For me, one of his many career highlights was an album he recorded with strings titled, “While My Lady Sleeps” where he sight-read the whole date in first-takes, and the orchestra gave him a standing ovation after every song!
During his live performances, Phineas would often play a couple of songs at the front of a set or during a set with his left hand only–melody, accompaniment, improv-solo and everything would sound as if he were playing with two hands!!!. Words can’t describe the feeling that his attentive audiences would experience when he’d finally bring out his right hand, during the middle of one his deep single-hand explorations, and add it to the high-fever level of excitement that he would have already generated with his left hand alone! He’d raise his right hand and then down it’d come exploding onto the piano and BANG! The audience would collectively gasp in pleasure! I’d often cry out, “WOW!!” It was an emotional experience that you actually felt and you really had to see and experience it live! He was truly an awesome musician!
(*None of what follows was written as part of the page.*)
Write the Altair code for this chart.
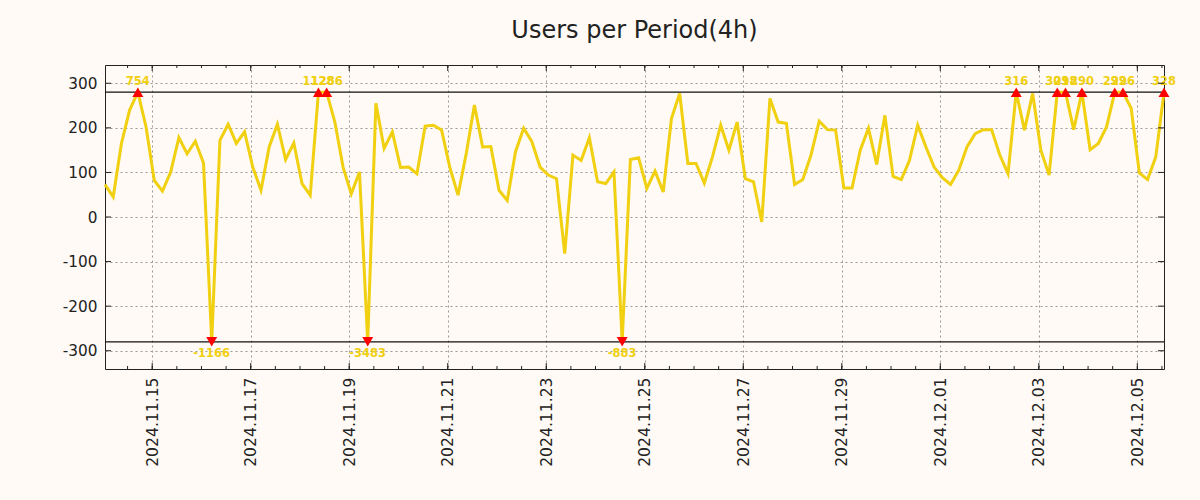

He loved to play piano, he loved to laugh, and I’m proud of the friendship I had with him for the short time I knew him. R.I.P. Phineas.
Phineas (left) and Art at Boston’s Logan Airport –photo by Deb Claffey
Contest Winners Link (audio) – Phineas made this recording in 1951 with “Lou Sargent”, which was a pseudonym for Luther Steinberg. Phineas was twenty years old on this recording and at that early age, you can hear his mastery of blues and boogie-woogie piano styles!
If you like boogie-woogie, blues, and jazz piano, I recommend you to listen to as much Phineas Newborn as you can find.